As a way forward, Bridgitte advocates urgent alignment to the SDGs, since they’re a globally understood and accepted framework. Some SDGs are within easy reach and the wine industry can quickly build success stories around them.

  • SDG 3: Good health and Wellbeing: “Our products used irresponsibly can be seen to do harm and we need to address this through active advocacy and harm reduction programmes e.g. Foetal Alcohol syndrome programme and initiative support)
  • SDG 5: Gender Equality: “Fostering gender equality through the value chain from ownership, to labour, to suppliers, to entrepreneurs and within the industry both wine and tourism.”
  • SDG 6: Clean water and consumption: “Communicate existing examples of best in class water stewardship, water replenishment.”
  • SDG 8: Decent work and economic growth: “This is the difficult one in terms of perception but must be reviewed and reported.”
  • SDG 12: Responsible consumption and production: “Basically use less stuff to make stuff. Adoption of best practice approaches in viticulture already exist within the industry as a starting point.”
  • SDG 17: Partnership for the goals: “The industry cannot go this alone and partners are critical to achieve the desired outcomes.”

Trade associations and industry bodies are key to any policy and regulatory process, says Bridgitte. “Vinpro provides a unified structure for government to engage with. Government in general prefers to engage with an industry structure that provides a ‘unified, consensus type of view’ rather than individual organisations one at a time.”

“An industry voice that unites and can demonstrate support to the intended outcomes of a policy instrument while demonstrating its effect (both positive and negative) and possible unintended consequences on industry is critical for policy engagement,” says Bridgitte. “Robust, continued government engagement is critical; do not just approach government when there is a crisis or a problem.
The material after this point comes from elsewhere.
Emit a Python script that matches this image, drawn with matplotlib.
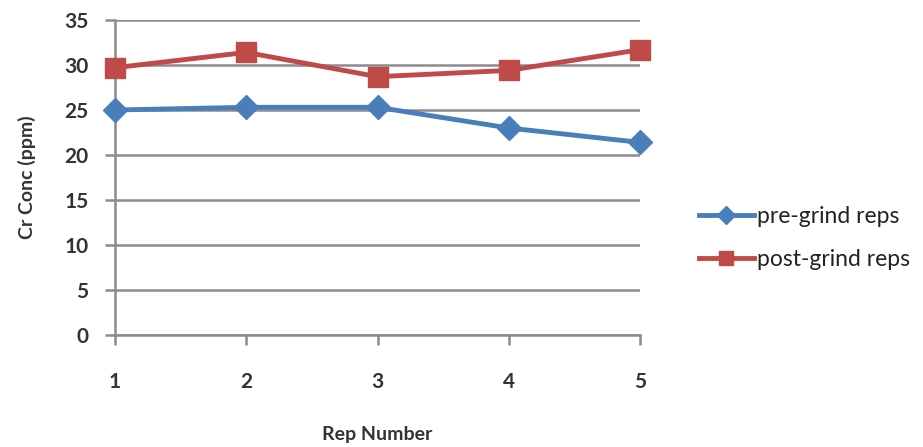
import matplotlib
matplotlib.use("Agg")
import matplotlib.pyplot as plt

reps = [1, 2, 3, 4, 5]
pre_grind = [25.0, 25.3, 25.3, 23.0, 21.4]
post_grind = [29.7, 31.4, 28.7, 29.4, 31.7]
y_ticks = [0, 5, 10, 15, 20, 25, 30, 35]

plt.rcParams['font.family'] = ['Lato', 'DejaVu Sans']

fig = plt.figure(figsize=(9.23, 4.47), dpi=100)
ax = fig.add_axes([115/923, 1-335/447, 525/923, 315/447])

ax.plot(reps, pre_grind, color='#4A7EBB', lw=3.5, marker='D', ms=12,
        label='pre-grind reps', zorder=3, clip_on=False)
ax.plot(reps, post_grind, color='#BE4B48', lw=3.5, marker='s', ms=14,
        label='post-grind reps', zorder=3, clip_on=False)

ax.set_xlim(1, 5)
ax.set_ylim(0, 35)
ax.set_yticks(y_ticks)
ax.set_xticks(reps)
ax.yaxis.grid(True, color='#8c8c8c', lw=1.8)
ax.set_axisbelow(True)
for s in ['top', 'right']:
    ax.spines[s].set_visible(False)
for s in ['left', 'bottom']:
    ax.spines[s].set_color('#8c8c8c')
    ax.spines[s].set_linewidth(1.8)
ax.tick_params(axis='both', length=7, width=1.8, color='#8c8c8c',
               labelsize=15, labelcolor='#333333')
ax.tick_params(axis='x', pad=20)
ax.tick_params(axis='y', pad=12)
for lab in ax.get_xticklabels() + ax.get_yticklabels():
    lab.set_fontweight('bold')

ax.set_ylabel('Cr Conc (ppm)', fontsize=14, fontweight='bold', color='#333333', labelpad=20)
ax.set_xlabel('Rep Number', fontsize=14, fontweight='bold', color='#333333', labelpad=24)

fig.legend(loc='center left', bbox_to_anchor=(678/923, 1-238/447), frameon=False,
           fontsize=16.5, handlelength=2.4, handletextpad=0.15, labelspacing=1.0,
           markerscale=0.75, labelcolor='#222222')

fig.savefig('out.png', dpi=100)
Government determines the policy playing field and regulatory frameworks and can become a key partner to unlocking value for the industry.”

In turn, the industry can review and reflect how policy instruments can assist in building the industry for the country and provide the country with a competitive edge and assist economic recovery, she says.

“Apart from people, planet and profit, we should consider our purpose – why are we doing what we’re doing – and make these elements part of our DNA,” says Bridgitte. “Once the industry is aligned on its purpose – the why – nothing can stop it growing from strength to strength.”